In an essay titled "The Philosophy of Composition," published in 1846 in Graham's Magazine, Poe divulged how his creative process worked, particularly in regard to his most famous poem: "No one point in [The Raven's] composition is rerferrible either to accident or intuition… the work proceeded step by step, to its completion with the precision and rigid consequence of a mathematical problem."

That said, contrary to the popular idea that Edgar Allan Poe penned his poems in single bursts of inspiration, The Raven did not pour out from his quivering quill in one fell swoop. Rather it came about through a calculative process — one that included making some pretty notable changes, even to its avian subject.

As an example of how his mind worked, Poe describes in his essay that originally the bird that flew across the dreary scene immortalized in the poem was actually… a parrot.

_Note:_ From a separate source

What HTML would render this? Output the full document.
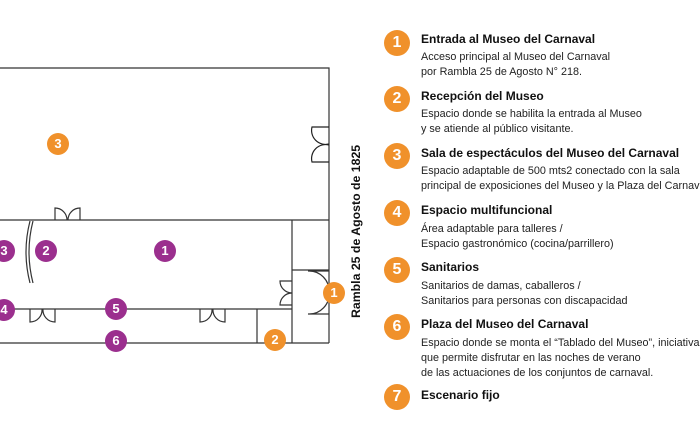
<!DOCTYPE html>
<html><head><meta charset="utf-8"><style>
body{margin:0;width:700px;height:441px;background:#fff;overflow:hidden;position:relative;font-family:"Liberation Sans",sans-serif}
.c{position:absolute;width:22px;height:22px;border-radius:50%;color:#fff;font-weight:bold;font-size:13px;text-align:center;line-height:22px}
.o{background:#F0912B}.p{background:#9B2F8E}
.L{position:absolute;left:384px;width:26px;height:26px;line-height:26px;font-size:16px}
.t{position:absolute;left:421px;font-size:12px;font-weight:bold;color:#111;white-space:nowrap}
.d{position:absolute;left:421px;font-size:10.8px;line-height:15px;color:#222;white-space:nowrap}
</style></head><body>
<svg width="700" height="441" style="position:absolute;left:0;top:0" fill="none" stroke="#333" stroke-width="1.2">
<path d="M0 68H329V343M0 220H329M292 220V343M0 309H292M292 270H329M257 309V343M0 343H329"/>
<path d="M329 127H312A14 14 0 0 0 329 144M329 162H312A14 14 0 0 1 329 145" stroke="#222"/>
<path d="M55 220V208A12 12 0 0 1 67 220M80 220V208A12 12 0 0 0 68 220"/>
<path d="M30 221Q22 252 30 283M33 221Q25 252 33 283"/>
<path d="M292 281H280A12 12 0 0 0 292 293M292 305H280A12 12 0 0 1 292 293"/>
<path d="M329 271H308A20 20 0 0 1 329 292M329 314H308A20 20 0 0 0 329 292"/>
<path d="M30 309V322A12 12 0 0 0 42 309M55 309V322A12 12 0 0 1 43 309M200 309V322A12 12 0 0 0 212 309M225 309V322A12 12 0 0 1 213 309"/>
<text x="0" y="0" transform="translate(360 318) rotate(-90)" fill="#111" stroke="none" font-family="Liberation Sans" font-weight="bold" font-size="12.3">Rambla 25 de Agosto de 1825</text>
</svg>
<div class="c o" style="left:47px;top:133px">3</div>
<div class="c p" style="left:-7px;top:240px">3</div>
<div class="c p" style="left:35px;top:240px">2</div>
<div class="c p" style="left:154px;top:240px">1</div>
<div class="c p" style="left:-7px;top:299px">4</div>
<div class="c p" style="left:105px;top:298px">5</div>
<div class="c p" style="left:105px;top:330px">6</div>
<div class="c o" style="left:323px;top:282px">1</div>
<div class="c o" style="left:264px;top:329px">2</div>

<div class="c o L" style="top:30px">1</div>
<div class="t" style="top:32px">Entrada al Museo del Carnaval</div>
<div class="d" style="top:50px">Acceso principal al Museo del Carnaval<br>por Rambla 25 de Agosto N° 218.</div>
<div class="c o L" style="top:86px">2</div>
<div class="t" style="top:89px">Recepción del Museo</div>
<div class="d" style="top:107px">Espacio donde se habilita la entrada al Museo<br>y se atiende al público visitante.</div>
<div class="c o L" style="top:143px">3</div>
<div class="t" style="top:146px">Sala de espectáculos del Museo del Carnaval</div>
<div class="d" style="top:164px">Espacio adaptable de 500 mts2 conectado con la sala<br>principal de exposiciones del Museo y la Plaza del Carnaval</div>
<div class="c o L" style="top:200px">4</div>
<div class="t" style="top:203px">Espacio multifuncional</div>
<div class="d" style="top:222px">Área adaptable para talleres /<br>Espacio gastronómico (cocina/parrillero)</div>
<div class="c o L" style="top:257px">5</div>
<div class="t" style="top:260px">Sanitarios</div>
<div class="d" style="top:279px">Sanitarios de damas, caballeros /<br>Sanitarios para personas con discapacidad</div>
<div class="c o L" style="top:314px">6</div>
<div class="t" style="top:317px">Plaza del Museo del Carnaval</div>
<div class="d" style="top:336px">Espacio donde se monta el “Tablado del Museo”, iniciativa<br>que permite disfrutar en las noches de verano<br>de las actuaciones de los conjuntos de carnaval.</div>
<div class="c o L" style="top:384px">7</div>
<div class="t" style="top:388px">Escenario fijo</div>
</body></html>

Poe had pondered ways he could have his one word refrain, "nevermore," continuously repeated throughout the poem. With that aim, he instantly thought of a parrot because it was a creature capable of uttering words. However, as quickly as Poe had found his feathered literary device, he became concerned with the bird's form on top of its important function.

And as it turns out, the parrot, a pretty resplendent bird, did not perch so well in Poe's mind because it didn't fit the mood he was going for—melancholy, "the most legitimate of all the poetical tones." In solving this dilemma in terms of imagery, he made adjustments to its plumage, altogether transforming the parrot — bestowing it with a black raiment.

"Very naturally, a parrot, in the first instance, suggested itself, but was superseded forthwith by a Raven, as equally capable of speech, and infinitely more in keeping with the intended tone," Poe explained in his piece in Graham's. "I had now gone so far as the conception of a Raven — the bird of ill omen — monotonously repeating the one word, 'Nevermore,' at the conclusion of each stanza, in a poem of melancholy tone…"

It was with these aesthetic calculations that Poe ousted the colorful bird that first flew into his mind, and welcomed the darker one that fluttered in:

In there stepped a stately Raven of the saintly days of yore;
Not the least obeisance made he; not a minute stopped or stayed he;
But, with mien of lord or lady, perched above my chamber door—
Perched upon a bust of Pallas just above my chamber door—
Perched, and sat, and nothing more.
Then this ebony bird beguiling my sad fancy into smiling,
By the grave and stern decorum of the countenance it wore…

The details of the poem — including the bird's appearance — needed to all blend together, like a recipe, to bring out the somber concept he was trying to convey: the descent into madness of a bereaved lover, a man lamenting the loss of a beautiful woman named Lenore. With that in mind, quoth the parrot — "nevermore" just doesn't have the same grave effect.